The United States is approaching $39 trillion in debt. China is sitting above $15 trillion. Globally, debt has exploded past $348 trillion. That’s not just a big number — it’s a signal. The world owes more money than it can realistically produce in the short term.
So the obvious question is: if everyone is in debt, who is doing the lending?
Banks.
Central banks.
Large funds.
Governments.
The institutions that sit at the center of the financial system.
This is how the modern fiat system keeps moving. New debt creates new money. More money in circulation slowly reduces purchasing power. Prices rise, savings lose value, and the cycle continues. When pressure builds, liquidity is added. When growth slows, borrowing increases. Old debt is covered with new debt, and interest is paid by expanding the system even further.

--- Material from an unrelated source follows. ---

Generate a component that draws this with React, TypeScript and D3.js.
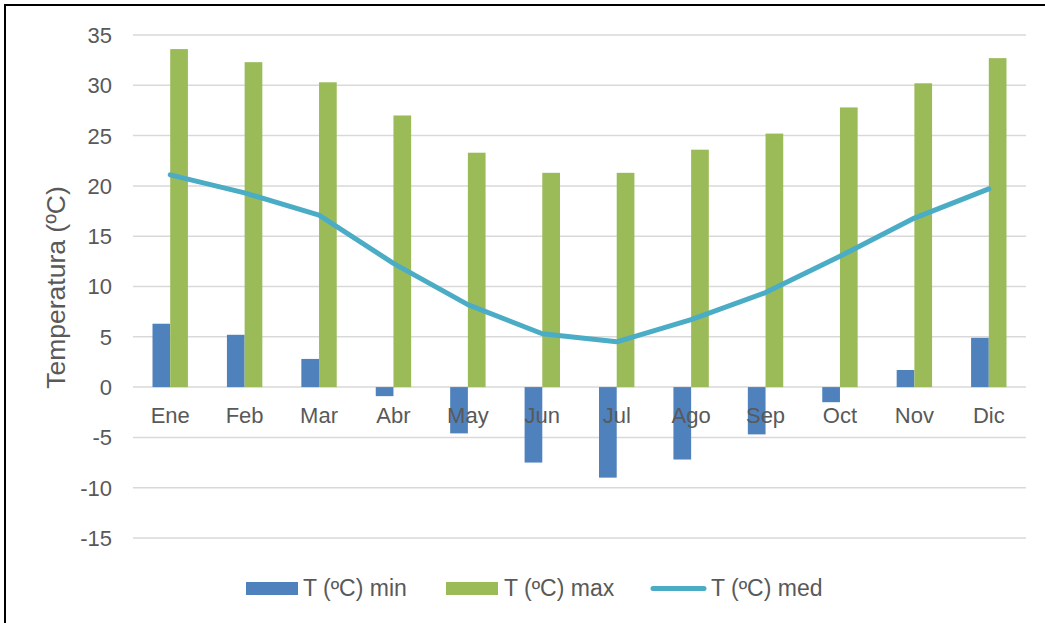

It works — until it doesn’t.
This is exactly the environment where scarce assets start to matter more. Unlike traditional currencies, they cannot be expanded to solve short-term problems. They don’t rely on policy decisions or emergency printing.
Bitcoin was designed for a world like this. A fixed supply of 21 million. No central authority. No emergency dilution. No way to create more when debt levels rise.
While fiat supply keeps growing, Bitcoin stays the same. That contrast is what draws attention whenever debt accelerates and liquidity increases. Each time the system leans on more borrowing to stay stable, scarce assets tend to become more attractive.
That’s why many investors watch debt, liquidity, and central bank policy so closely. Because when the system needs more money to survive, the assets that cannot be printed often start to stand out.